La pomme de terre nous mérite un point particulier, puisque la pomme de terre peut se conserver emmagasinée longtemps que les légumes frais, et nourrir pendant les longs mois de l’hiver. Malgré cette avantage, ce produit n’était pas accepté comme nourriture humaine à son arrivé en Europe en provenance des Amériques au XVIe siècle, et pendant presque trois siècles, sinon plus, elle demeure « nourriture de cochons » (Flandrin 729). C’est grâce à Parmentier qu’elle devient nourriture de base en France et cela après le XVIIIe siècle. Il réussit à dissuader la croyance populaire qui y voyait une matière bonne à panifier, et conseille son utilisation dans la préparation des mets, dont les fameuses « pommes de terre à la Parmentier ». Lorsque, comme d’habitude, plus tard « les grands seigneurs comprennent les profits qu’ils pouvaient en tirer », et que la revendiquent à table, le reste de la société l’accepte, méritant alors participer à leur banquet (Flandrin 729). Le peuple français peut se vanter d’avoir bien employé le temps en révolutions de longue durée. L’histoire ne devrait pas omettre celle de la pomme de terre.

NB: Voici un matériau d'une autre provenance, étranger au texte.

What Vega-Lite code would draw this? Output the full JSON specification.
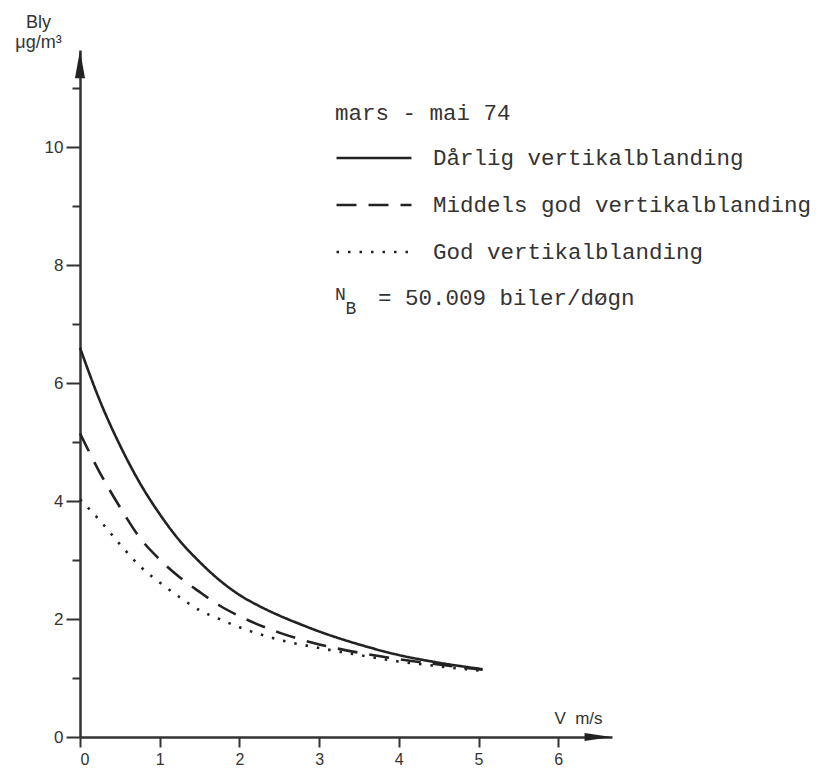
{
  "$schema": "https://vega.github.io/schema/vega-lite/v6.json",
  "width": 532,
  "height": 687,
  "autosize": {"type": "none"},
  "padding": {"left": 80, "top": 50, "right": 211, "bottom": 31},
  "background": "white",
  "config": {
    "view": {"stroke": null},
    "axis": {"grid": false, "domainColor": "#333", "domainWidth": 2.5, "tickColor": "#333", "tickWidth": 2, "labelFont": "Liberation Sans", "labelFontSize": 17, "labelColor": "#333", "titleFont": "Liberation Sans", "titleColor": "#333", "titleFontWeight": "normal", "format": "d"}
  },
  "datasets": {
    "curves": [
      {"v": 0, "bly": 6.6, "serie": "Dårlig vertikalblanding"},
      {"v": 0.25, "bly": 5.7, "serie": "Dårlig vertikalblanding"},
      {"v": 0.5, "bly": 4.95, "serie": "Dårlig vertikalblanding"},
      {"v": 0.75, "bly": 4.31, "serie": "Dårlig vertikalblanding"},
      {"v": 1.0, "bly": 3.78, "serie": "Dårlig vertikalblanding"},
      {"v": 1.25, "bly": 3.33, "serie": "Dårlig vertikalblanding"},
      {"v": 1.5, "bly": 2.97, "serie": "Dårlig vertikalblanding"},
      {"v": 1.75, "bly": 2.66, "serie": "Dårlig vertikalblanding"},
      {"v": 2.0, "bly": 2.41, "serie": "Dårlig vertikalblanding"},
      {"v": 2.25, "bly": 2.22, "serie": "Dårlig vertikalblanding"},
      {"v": 2.5, "bly": 2.06, "serie": "Dårlig vertikalblanding"},
      {"v": 2.75, "bly": 1.92, "serie": "Dårlig vertikalblanding"},
      {"v": 3.0, "bly": 1.79, "serie": "Dårlig vertikalblanding"},
      {"v": 3.5, "bly": 1.57, "serie": "Dårlig vertikalblanding"},
      {"v": 4.0, "bly": 1.39, "serie": "Dårlig vertikalblanding"},
      {"v": 4.5, "bly": 1.26, "serie": "Dårlig vertikalblanding"},
      {"v": 5.05, "bly": 1.15, "serie": "Dårlig vertikalblanding"},
      {"v": 0, "bly": 5.15, "serie": "Middels god vertikalblanding"},
      {"v": 0.25, "bly": 4.48, "serie": "Middels god vertikalblanding"},
      {"v": 0.5, "bly": 3.9, "serie": "Middels god vertikalblanding"},
      {"v": 0.75, "bly": 3.38, "serie": "Middels god vertikalblanding"},
      {"v": 1.0, "bly": 3.01, "serie": "Middels god vertikalblanding"},
      {"v": 1.25, "bly": 2.71, "serie": "Middels god vertikalblanding"},
      {"v": 1.5, "bly": 2.46, "serie": "Middels god vertikalblanding"},
      {"v": 1.75, "bly": 2.23, "serie": "Middels god vertikalblanding"},
      {"v": 2.0, "bly": 2.05, "serie": "Middels god vertikalblanding"},
      {"v": 2.5, "bly": 1.77, "serie": "Middels god vertikalblanding"},
      {"v": 3.0, "bly": 1.57, "serie": "Middels god vertikalblanding"},
      {"v": 3.5, "bly": 1.43, "serie": "Middels god vertikalblanding"},
      {"v": 4.0, "bly": 1.32, "serie": "Middels god vertikalblanding"},
      {"v": 4.5, "bly": 1.23, "serie": "Middels god vertikalblanding"},
      {"v": 5.05, "bly": 1.14, "serie": "Middels god vertikalblanding"},
      {"v": 0, "bly": 4.03, "serie": "God vertikalblanding"},
      {"v": 0.25, "bly": 3.67, "serie": "God vertikalblanding"},
      {"v": 0.5, "bly": 3.27, "serie": "God vertikalblanding"},
      {"v": 0.75, "bly": 2.9, "serie": "God vertikalblanding"},
      {"v": 1.0, "bly": 2.62, "serie": "God vertikalblanding"},
      {"v": 1.25, "bly": 2.37, "serie": "God vertikalblanding"},
      {"v": 1.5, "bly": 2.15, "serie": "God vertikalblanding"},
      {"v": 1.75, "bly": 2.0, "serie": "God vertikalblanding"},
      {"v": 2.0, "bly": 1.86, "serie": "God vertikalblanding"},
      {"v": 2.5, "bly": 1.65, "serie": "God vertikalblanding"},
      {"v": 3.0, "bly": 1.51, "serie": "God vertikalblanding"},
      {"v": 3.5, "bly": 1.39, "serie": "God vertikalblanding"},
      {"v": 4.0, "bly": 1.28, "serie": "God vertikalblanding"},
      {"v": 4.5, "bly": 1.2, "serie": "God vertikalblanding"},
      {"v": 5.05, "bly": 1.12, "serie": "God vertikalblanding"}
    ]
  },
  "layer": [
    {
      "data": {"name": "curves"},
      "mark": {"type": "line", "interpolate": "monotone", "strokeWidth": 2.6, "color": "#222"},
      "encoding": {
        "x": {"field": "v", "type": "quantitative", "scale": {"domain": [0, 6.675], "nice": false, "zero": false},
          "axis": {"values": [0, 1, 2, 3, 4, 5, 6], "tickSize": 10, "labelPadding": 4, "labelFontSize": 16, "title": "V\u00a0\u00a0m/s", "titleFontSize": 17, "titleAnchor": null, "titleX": 498, "titleY": -14, "titleBaseline": "alphabetic", "titleAlign": "center"}},
        "y": {"field": "bly", "type": "quantitative", "scale": {"domain": [0, 11.65], "nice": false},
          "axis": {"values": [0, 1, 2, 3, 4, 5, 6, 7, 8, 9, 10, 11], "labelExpr": "datum.value % 2 === 0 ? datum.label : ''",
            "tickSize": {"condition": {"test": "datum.value % 2 === 0", "value": 14}, "value": 8}, "labelPadding": 3,
            "title": ["Bly", "μg/m³"], "titleAngle": 0, "titleFontSize": 18, "titleLineHeight": 20, "titleAlign": "center", "titleBaseline": "top", "titleX": -42, "titleY": -37}},
        "strokeDash": {"field": "serie", "type": "nominal",
          "scale": {"domain": ["Dårlig vertikalblanding", "Middels god vertikalblanding", "God vertikalblanding"], "range": [[1, 0], [20, 12], [2.5, 9]]},
          "legend": {"orient": "none", "legendX": 255, "legendY": 52, "direction": "vertical",
            "title": "\u00a0\u00a0\u00a0mars - mai 74", "titleFont": "Liberation Mono", "titleFontSize": 22.5, "titleFontWeight": "normal", "titleColor": "#333", "titlePadding": 17,
            "labelFont": "Liberation Mono", "labelFontSize": 22.5, "labelColor": "#333", "labelOffset": 65, "labelLimit": 0,
            "symbolType": "M-1,0H4", "symbolSize": 900, "symbolStrokeWidth": 2.5, "symbolStrokeColor": "#222", "symbolFillColor": "transparent", "rowPadding": 19}}
      }
    },
    {
      "data": {"values": [{}]},
      "mark": {"type": "point", "shape": "M0,-1L-0.36,1L0.36,1Z", "filled": true, "color": "#222", "size": 784, "opacity": 1},
      "encoding": {"x": {"datum": 0}, "y": {"datum": 11.41}}
    },
    {
      "data": {"values": [{}]},
      "mark": {"type": "point", "shape": "M1,0L-1,-0.3L-1,0.3Z", "filled": true, "color": "#222", "size": 729, "opacity": 1},
      "encoding": {"x": {"datum": 6.5}, "y": {"datum": 0}}
    },
    {
      "data": {"values": [{}]},
      "mark": {"type": "text", "text": "N", "font": "Liberation Mono", "fontSize": 18, "color": "#333", "align": "left", "baseline": "middle"},
      "encoding": {"x": {"datum": 3.2}, "y": {"datum": 7.5}}
    },
    {
      "data": {"values": [{}]},
      "mark": {"type": "text", "text": "B", "font": "Liberation Mono", "fontSize": 18, "color": "#333", "align": "left", "baseline": "middle"},
      "encoding": {"x": {"datum": 3.33}, "y": {"datum": 7.25}}
    },
    {
      "data": {"values": [{}]},
      "mark": {"type": "text", "text": "= 50.009 biler/døgn", "font": "Liberation Mono", "fontSize": 22.5, "color": "#333", "align": "left", "baseline": "middle"},
      "encoding": {"x": {"datum": 3.74}, "y": {"datum": 7.44}}
    }
  ]
}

Le goût est alors produit, développé et satisfait par la terre.

Roqueplo, Thérèse. « Alphonse Daudet et la gastronomie. » Revue des sciences humaines. Faculté des Lettres, Lille, France. 120 (1987) : 529-535.
Flandrin, Jean-Louis & Massimo Montanari Ed. Histoire de l’alimentation. Fayard, Paris, 1996. ISBN 2-213-59457-0.
Chatillon-Plessis, La vie à table à la fin du XIXe siècle. Firmin-Didot, Paris, 1894.